Solana ETFs in the United States experienced their first daily net outflow on November 26, 2025, ending a powerful 21-day streak of continuous institutional demand.
The shift came after several weeks of steady inflows that helped drive Solana’s market recovery, even through broader weakness across the crypto sector. Despite the setback, cumulative inflows into Solana ETFs still exceed $600 million, keeping Solana among the strongest performers in the current ETF cycle.
Despite the outflow on the 26th, U.S. Solana ETFs quickly rebounded, registering $5.3 million in fresh inflows on November 28.
The day’s $8.1-$8.2 million net outflow was almost entirely caused by the 21Shares Solana ETF (TSOL), which saw over $34 million in redemptions. This sudden withdrawal broke the streak but did not represent a sector-wide loss of interest. Other funds, including the Bitwise Solana Staking ETF (BSOL), continued to attract new capital, partially offsetting the TSOL-driven drop.
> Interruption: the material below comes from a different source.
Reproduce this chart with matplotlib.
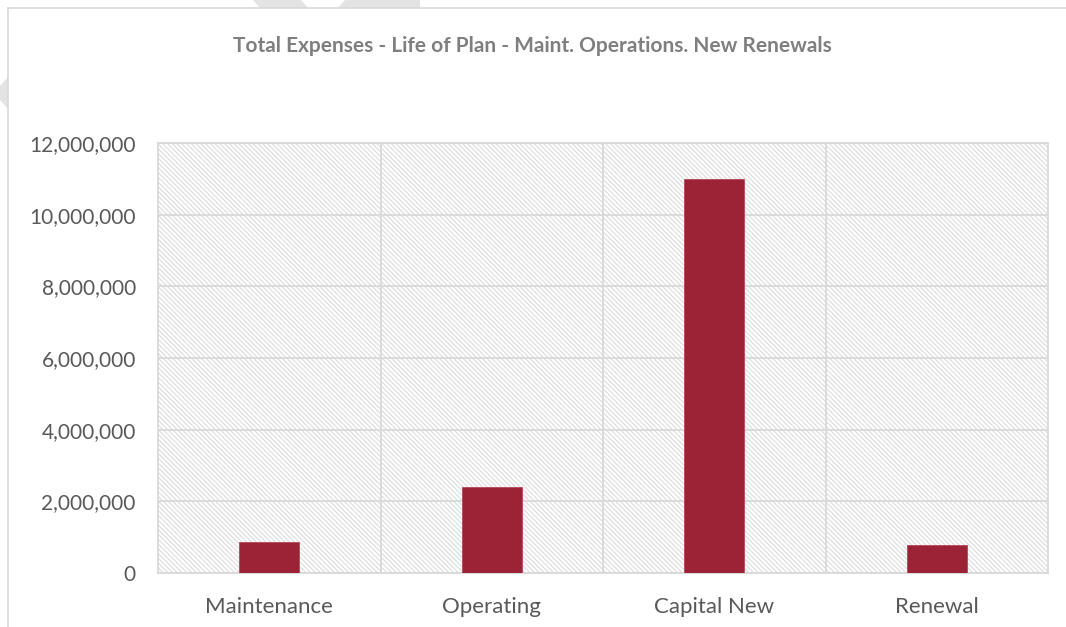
import matplotlib
matplotlib.use("Agg")
import matplotlib.pyplot as plt
from matplotlib.patches import Polygon, Rectangle
from matplotlib.ticker import FuncFormatter
import matplotlib as mpl

categories = ["Maintenance", "Operating", "Capital New", "Renewal"]
expenses = [860000, 2400000, 11000000, 790000]
y_ticks = [0, 2000000, 4000000, 6000000, 8000000, 10000000, 12000000]
title_text = "Total Expenses - Life of Plan - Maint. Operations. New Renewals"

mpl.rcParams["hatch.linewidth"] = 0.9
plt.rcParams["font.family"] = ["Lato", "DejaVu Sans"]

W, H = 1066, 627
fig = plt.figure(figsize=(W / 100, H / 100), dpi=100)
fig.patch.set_facecolor("white")

# faint background shapes peeking from behind the chart frame
def px_poly(pts, color="#e3e3e3"):
    poly = Polygon([(x / W, 1 - y / H) for x, y in pts], closed=True,
                   transform=fig.transFigure, facecolor=color, edgecolor="none", zorder=0)
    fig.patches.append(poly)

px_poly([(253, 0), (301, 0), (308, 8), (260, 8)])
px_poly([(345, 0), (420, 0), (420, 8), (338, 8)])
px_poly([(8, 77), (0, 86), (0, 100), (8, 109)])

# chart frame lines
fig.add_artist(plt.Line2D([8 / W, 8 / W], [0, 1 - 8 / H], transform=fig.transFigure,
                          color="#d9d9d9", lw=1.2))
fig.add_artist(plt.Line2D([8 / W, 1], [1 - 8 / H, 1 - 8 / H], transform=fig.transFigure,
                          color="#d9d9d9", lw=1.2))

left, right, top, bottom = 158, 1048, 143, 573
ax = fig.add_axes([left / W, 1 - bottom / H, (right - left) / W, (bottom - top) / H])

ax.set_facecolor("white")
# diagonal hatched plot-area fill
ax.add_patch(Rectangle((0, 0), 1, 1, transform=ax.transAxes, facecolor="white",
                       edgecolor="#dedede", linewidth=0, hatch="\\" * 7, zorder=0))

x = list(range(len(categories)))
ax.bar(x, expenses, width=0.27, color="#9b2335", edgecolor="#b5485a", linewidth=0.6, zorder=3)

ax.set_xlim(-0.5, len(categories) - 0.5)
ax.set_ylim(0, 12000000)
ax.set_yticks(y_ticks)
ax.yaxis.set_major_formatter(FuncFormatter(lambda v, p: f"{int(v):,}"))
ax.set_xticks(x)
ax.set_xticklabels(categories)

# grid: horizontal at value ticks, vertical at category boundaries
for v in y_ticks:
    ax.axhline(v, color="#d9d9d9", lw=1.3, zorder=1)
for b in [0.5, 1.5, 2.5]:
    ax.axvline(b, color="#d9d9d9", lw=1.3, zorder=1)

for s in ax.spines.values():
    s.set_color("#d9d9d9")
    s.set_linewidth(1.3)

ax.tick_params(axis="both", length=0, colors="#595959")
ax.tick_params(axis="y", labelsize=15, pad=16)
ax.tick_params(axis="x", labelsize=16, pad=17)

fig.text(532 / W, 1 - 46 / H, title_text, ha="center", va="center",
         fontsize=15, fontweight="bold", color="#7f7f7f")

fig.savefig("out.png", dpi=100, facecolor="white")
Even with one red day on record, total ETF demand remains firmly positive. Institutional allocations have continued to build since launch, and Solana maintains one of the highest cumulative inflow totals among new altcoin ETFs.
The price chart shows a clear reaction to the ETF activity across the last week of November:
The chart confirms that the ETF outflow did not trigger a breakdown. Instead, Solana remained stable, supported by continued inflows into other ETF products and strong spot-market demand.
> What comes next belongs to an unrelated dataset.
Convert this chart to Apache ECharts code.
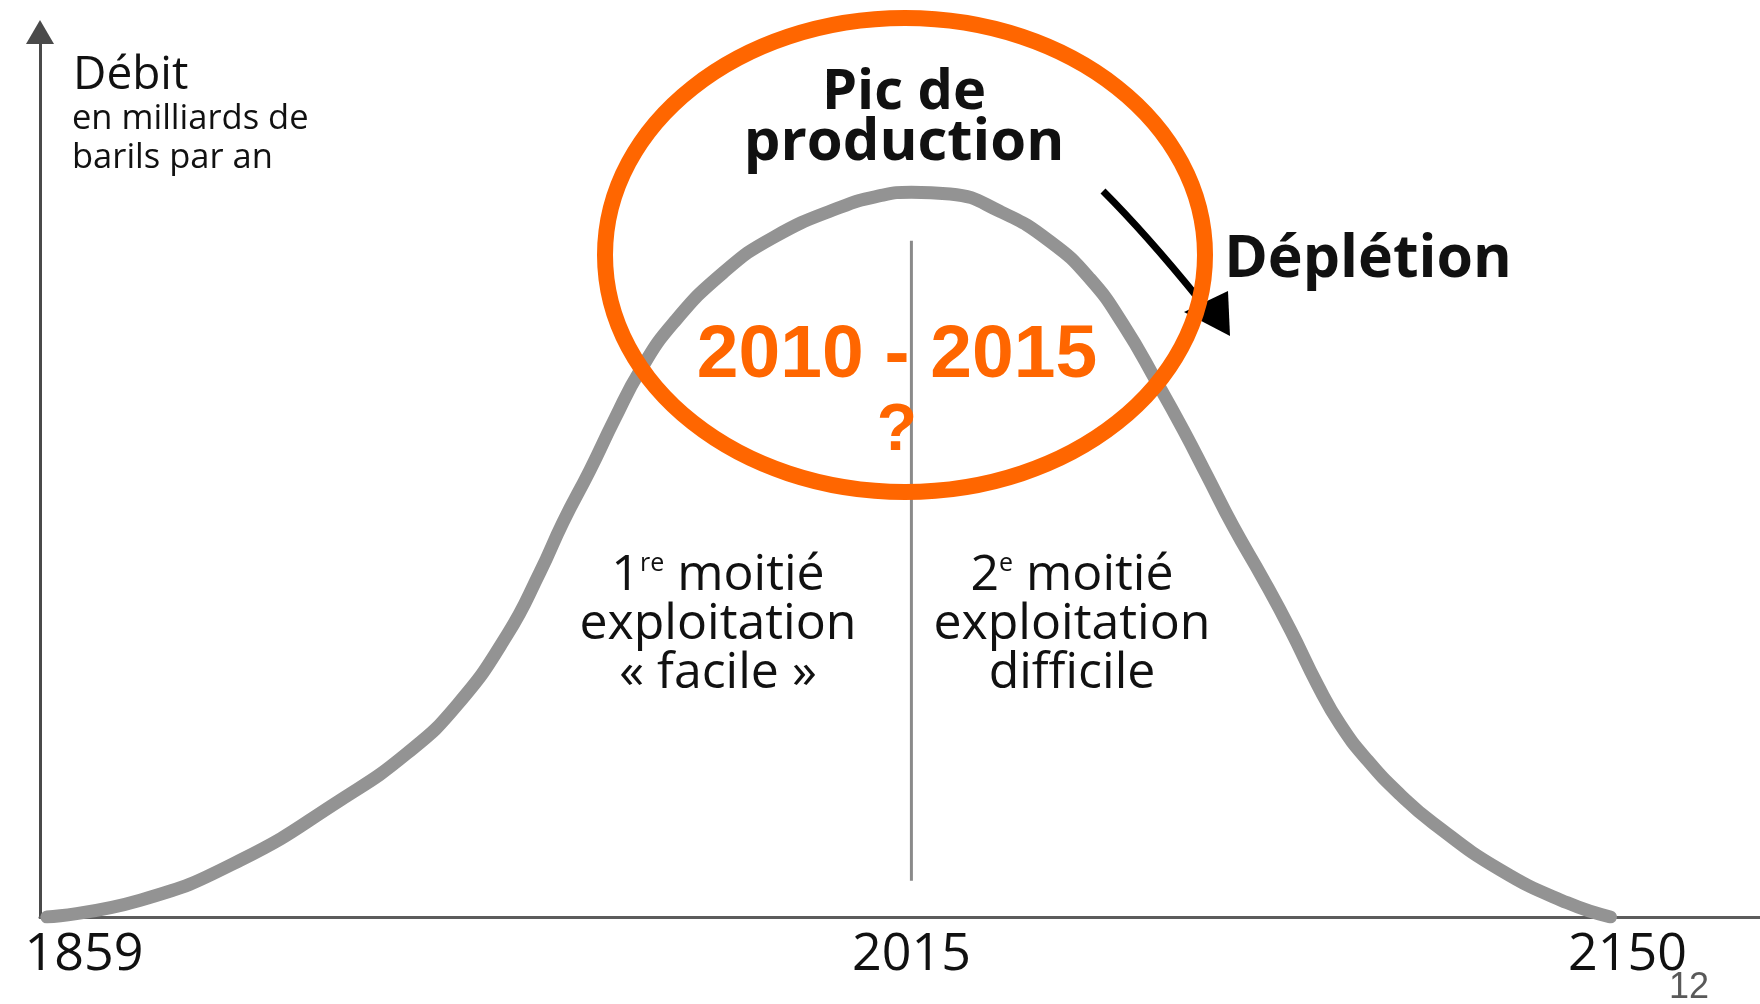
<!DOCTYPE html>
<html>
<head>
<meta charset="utf-8">
<title>Pic de production</title>
<script src="https://cdn.jsdelivr.net/npm/echarts@6/dist/echarts.min.js"></script>
<style>
  html, body { margin: 0; background: #fff; }
  #chart { width: 1760px; height: 1004px; }
</style>
</head>
<body>
<div id="chart"></div>
<script>
// Hubbert-style curve: yearly flow (index, peak ~82).
const years = [1852, 1869.6, 1888.4, 1907.3, 1919.9, 1929.4, 1938.8, 1945, 1949.3, 1954.4, 1959, 1963.9,
  1970.1, 1979.5, 1989, 2001.6, 2009.1, 2015, 2022.3, 2031.8, 2041.2, 2048.7, 2055, 2061.4, 2066.3,
  2070.8, 2075.7, 2081.4, 2086.5, 2091.6, 2095.9, 2101, 2107.2, 2113.4, 2126.1, 2138.7, 2146.8]
const flow = [0, 1.9, 6.4, 13.2, 18.5, 24.0, 31.9, 39.0, 44.6, 50.5, 56.2, 61.8,
  67.1, 72.8, 76.8, 80.2, 81.5, 81.9, 81.7, 79.7, 76.3, 72.1, 66.9, 60.3, 55.0,
  49.8, 44.1, 38.1, 32.4, 26.2, 21.7, 17.7, 13.8, 10.6, 5.3, 1.6, 0]
const tickYears = [1859, 2015, 2150]
const peakYear = 2015
const dividerSpan = [4.1, 76.4]

const INK = "#111"
const CURVE = "#939393"
const ORANGE = "#ff6600"
const SANS = "Open Sans"
const ARIAL = "Liberation Sans"

const chart = echarts.init(document.getElementById("chart"), null, {renderer: "canvas"})

const text = (x, y, str, size, weight, extra) => ({
  type: "text",
  z: 50,
  style: Object.assign({
    x, y, text: str,
    fontSize: size, fontFamily: SANS, fontWeight: weight,
    fill: INK,
    align: "center", verticalAlign: "middle",
    textAlign: "center", textVerticalAlign: "middle",
  }, extra || {}),
})

const sup = {fontSize: 25, fontFamily: SANS, fill: INK, verticalAlign: "top", lineHeight: 30}
const left = {align: "left", textAlign: "left"}

chart.setOption({
  animation: false,
  backgroundColor: "#fff",
  grid: {left: 40, right: 0, top: 32, bottom: 87, outerBoundsMode: "none"},
  xAxis: {
    type: "value",
    min: 1850.7,
    max: 2175,
    axisLine: {lineStyle: {color: "#5c5c5c", width: 3}},
    axisTick: {show: false},
    splitLine: {show: false},
    axisLabel: {
      customValues: tickYears,
      formatter: (v) => String(v),
      color: INK, fontFamily: SANS, fontSize: 52, margin: 12,
    },
  },
  yAxis: {
    type: "value",
    min: 0,
    max: 100,
    axisLine: {
      show: true,
      symbol: ["none", "triangle"],
      symbolSize: [28, 24],
      lineStyle: {color: "#4a4a4a", width: 3},
    },
    axisTick: {show: false},
    axisLabel: {show: false},
    splitLine: {show: false},
  },
  series: [
    {
      type: "line",
      data: years.map((y, i) => [y, flow[i]]),
      smooth: 0.5,
      showSymbol: false,
      silent: true,
      z: 2,
      lineStyle: {color: CURVE, width: 13, cap: "round"},
    },
    {
      type: "line",
      data: dividerSpan.map((v) => [peakYear, v]),
      showSymbol: false,
      silent: true,
      z: 3,
      lineStyle: {color: "#8a8a8a", width: 3},
    },
  ],
  graphic: {
    elements: [
      text(73, 76, "Débit", 46, "normal", left),
      text(72, 119, "en milliards de", 34.5, "normal", left),
      text(72, 158, "barils par an", 34.5, "normal", left),

      text(904, 93, "Pic de", 56, "bold"),
      text(904, 143, "production", 58, "bold"),
      text(1368, 260, "Déplétion", 59, "bold"),

      text(718, 576, "1{sup|re} moitié", 50, "normal", {lineHeight: 49, rich: {sup}}),
      text(718, 625, "exploitation", 50, "normal"),
      text(718, 674, "« facile »", 50, "normal"),
      text(1072, 576, "2{sup|e} moitié", 50, "normal", {lineHeight: 49, rich: {sup}}),
      text(1072, 625, "exploitation", 50, "normal"),
      text(1072, 674, "difficile", 50, "normal"),

      // depletion arrow
      {
        type: "bezierCurve", z: 40,
        shape: {x1: 1103, y1: 191, x2: 1198, y2: 298, cpx1: 1146, cpy1: 234},
        style: {stroke: "#000", lineWidth: 7, fill: "none"},
      },
      {
        type: "polygon", z: 40,
        shape: {points: [[1184, 312], [1228, 291], [1230, 336]]},
        style: {fill: "#000"},
      },

      // orange ring round the peak
      {
        type: "ellipse", z: 100,
        shape: {cx: 905, cy: 255, rx: 300, ry: 237},
        style: {fill: "none", stroke: ORANGE, lineWidth: 16},
      },
      text(897, 356, "2010 - 2015", 75, "bold", {fontFamily: ARIAL, fill: ORANGE}),
      text(897, 432, "?", 66, "bold", {fontFamily: ARIAL, fill: ORANGE}),

      // slide number
      text(1689, 988, "12", 36, "normal", {fontFamily: ARIAL, fill: "#595959"}),
    ],
  },
})
</script>
</body>
</html>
While the TSOL redemptions are notable, the broader narrative has not changed. Solana ETFs continue to accumulate assets at a significant pace, and the long-term inflow structure suggests sustained institutional participation.
With the price holding firm near $140 and cumulative inflows still well above $600 million, Solana maintains its status as one of the most in-demand altcoins in the ETF landscape.